Comparison of [³H]ryanodine receptors and Ca⁺⁺ release from rat cardiac and rabbit skeletal muscle sarcoplasmic reticulum

Sarcoplasmic reticulum (SR) vesicles prepared from rat ventricle muscle are isolated, and their [³H]ryanodine-binding and calcium transport properties are studied in detail under active loading conditions in the presence of pyrophosphate. Experiments are performed in tandem with rabbit skeletal SR under identical conditions to allow direct comparisons of the mechanisms by which activators and inhibitors influence the calcium release channel.
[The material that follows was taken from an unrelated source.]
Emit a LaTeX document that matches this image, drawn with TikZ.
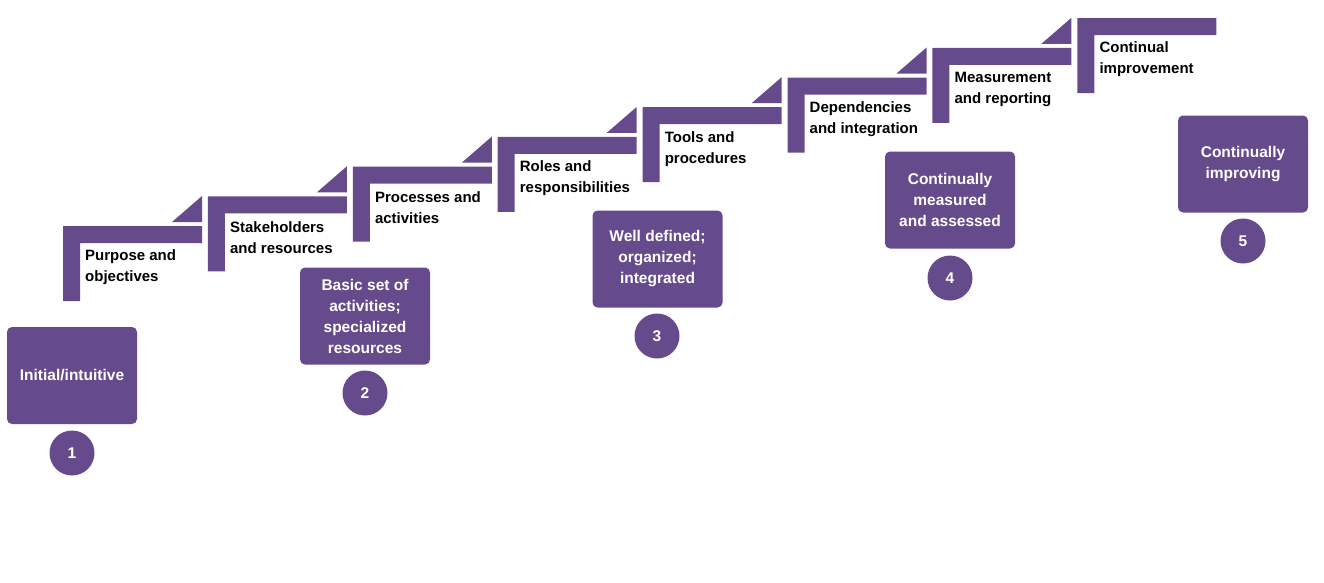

Ca⁺⁺-induced Ca⁺⁺ release is demonstrated with both preparations and the cardiac channel is about 1.5-fold more sensitive to activation by Ca⁺⁺, which is in excellent quantitative agreement with the ability of Ca⁺⁺ to activate [³Hryanodine-binding sites. The cardiac and skeletal receptors show major quantitative differences with respect to sensitivity to pharmacologic modulators, cations and pH. The inhibitors ruthenium red, Mg⁺⁺ and neomycin are significantly more potent in inhibiting the skeletal receptor, whereas the activators daunorubicin and caffeine are significantly more potent towards the cardiac receptor. The ATP analog, β,γ-methyleneadenosine 5'-triphosphate, enhances the binding of [³H]ryanodine to the high-affinity site in skeletal SR by a factor of 4 but has a negligible effect on the cardiac receptor, although at suboptimal Ca⁺⁺ for the binding of ryanodine, β,γ-methyleneadenosine 5'-triphosphate activates the cardiac receptor to a greater extent. High levels of salt (1 M NaCl) enhance the rate of [³H]ryanodine association with its binding sites in both preparations, although they selectively reduce the binding-site capacity in skeletal SR due to a failure to maintain a stable equilibrium. Although high- and low-affinity binding of [³H]ryanodine have a similar response to changing pH, the skeletal receptors are significantly more sensitive to pH. These results contribute to the characterization of the SR Ca⁺⁺-release channel from rat heart and demonstrate significant differences in the modulation of the ryanodine receptor-Ca⁺⁺ channel complexes of cardiac and skeletal SR.